Six Reasons Why NOT to Write (and what to make of them)

Tues JAN 12
Note: Meet at Wentworth Room, no earlier than 7.20p.m.
the LINC classroom is unavailable due to renovation.
7.30p.m.-9.00p.m., WENTWORTH ROOM, 1st floor, Central Branch, Hamilton Public Library 

A young man once asked the great mythologist and story-teller, Joseph Campbell, whether or not he should become a writer. Campbell's response to the young man was this - "Can you endure ten years of disappointment with nobody responding to you?" The reasons why NOT to write are profuse, pervasive, and persuasive. Join novelist and poet, Janet Turpin Myers, for a free-ranging discussion about some of the best justifications (excuses?) for not writing - and (hopefully) develop arguments to silence these naggings of negativity.
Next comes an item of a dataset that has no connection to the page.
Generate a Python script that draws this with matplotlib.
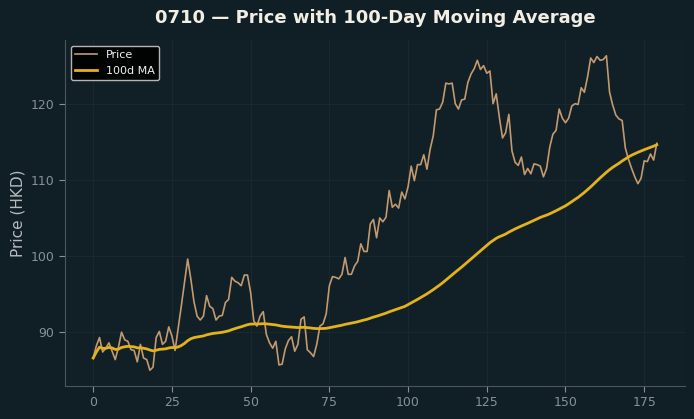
import matplotlib
matplotlib.use("Agg")
import matplotlib.pyplot as plt
import numpy as np
import pandas as pd

title = "0710 — Price with 100-Day Moving Average"
ylabel = "Price (HKD)"
ma_window = 100

price = [
    86.6, 88.2, 89.3, 87.4, 87.9, 88.6, 87.5, 86.4, 88.0, 90.0,
    89.0, 88.8, 87.7, 87.6, 86.1, 88.4, 86.6, 86.4, 85.0, 85.4,
    89.3, 90.1, 88.4, 88.8, 90.7, 89.5, 87.6, 90.5, 93.5, 96.5,
    99.6, 97.0, 94.0, 92.1, 91.6, 92.1, 94.8, 93.4, 93.1, 91.6,
    92.1, 92.2, 93.9, 94.3, 97.2, 96.7, 96.5, 96.1, 97.5, 97.5,
    95.2, 91.5, 90.8, 92.1, 92.7, 89.7, 88.6, 87.9, 88.8, 85.7,
    85.8, 87.8, 88.9, 89.4, 87.5, 88.4, 91.7, 92.0, 87.7, 87.3,
    86.8, 88.4, 90.8, 91.1, 92.4, 96.1, 97.3, 97.2, 97.0, 97.6,
    99.8, 97.6, 97.6, 98.7, 99.3, 101.6, 100.6, 100.6, 104.2, 104.8,
    102.4, 105.0, 104.5, 105.1, 108.6, 106.4, 106.8, 106.3, 108.4, 107.5,
    109.1, 111.8, 109.9, 112.0, 112.0, 113.3, 111.4, 114.0, 115.8, 119.2,
    119.3, 120.2, 122.7, 122.6, 122.7, 120.0, 119.3, 120.5, 120.6, 122.8,
    123.9, 124.6, 125.7, 124.5, 125.0, 124.0, 124.3, 120.0, 121.3, 118.2,
    115.5, 116.2, 118.6, 113.8, 112.3, 111.9, 113.0, 110.7, 111.5, 110.8,
    112.1, 112.0, 111.8, 110.4, 111.5, 114.3, 116.0, 116.5, 119.3, 118.1,
    117.5, 118.1, 119.7, 120.0, 119.9, 122.1, 121.5, 123.5, 126.0, 125.4,
    126.2, 125.7, 125.8, 126.3, 121.5, 119.8, 118.5, 118.0, 117.8, 114.2,
    112.7, 111.5, 110.4, 109.5, 110.2, 112.5, 112.4, 113.4, 112.6, 114.8,
]
days = np.arange(len(price))
ma = pd.Series(price).rolling(ma_window, min_periods=1).mean()

fig_bg = "#0f1f25"
ax_bg = "#111f27"

fig = plt.figure(figsize=(6.94, 4.19), dpi=100, facecolor=fig_bg)
ax = fig.add_axes([0.0937, 0.0788, 0.8933, 0.8257])
ax.set_facecolor(ax_bg)

ax.plot(days, price, color="#c39a6e", lw=1.2, label="Price")
ax.plot(days, ma, color="#e3b21c", lw=2.0, label="100d MA")

ax.set_xticks([0, 25, 50, 75, 100, 125, 150, 175])
ax.set_yticks([90, 100, 110, 120])
ax.grid(True, color="#172830", lw=0.8)
ax.set_axisbelow(True)

for s in ["top", "right"]:
    ax.spines[s].set_visible(False)
for s in ["left", "bottom"]:
    ax.spines[s].set_color("#4a565b")
ax.tick_params(colors="#85919a", labelsize=9, length=4)

ax.set_ylabel(ylabel, color="#b4bcc0", fontsize=11)
ax.set_title(title, color="#f2eee4", fontsize=13, fontweight="bold", pad=12)

leg = ax.legend(loc="upper left", fontsize=8, facecolor="#000000",
                edgecolor="#c8c8c8", framealpha=0.9)
for t in leg.get_texts():
    t.set_color("#f0f0f0")

fig.savefig("out.png", dpi=100, facecolor=fig_bg)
JANET TURPIN MYERS has been writing all her life, despite being advised as a teenager to pursue office work rather than writing.  Her poetry has appeared in Hammered Out and Tower Poetry. Her debut novel, Nightswimming was published in 2013 by Seraphim Editions. Her short story, Crashing, won third place in Hamilton's gritLIT Short Fiction competition. The Last Year of Confusion was published in May 2015. She is a graduate of McMaster University, and a happy resident of the ravines and forests of north Burlington's beautiful escarpment lands.

Monday, November 2, 2015


Ellen S Jaffe is on for Nov 10 with  her experiences and thoughts on "Teaching Writing" Do come for the last LitChat of the year.
Many of the nominated writers for the awards on December 8 had participated and shared various literary topics at LitChat. We would like to support them at this event organised by the Hamilton Arts Council.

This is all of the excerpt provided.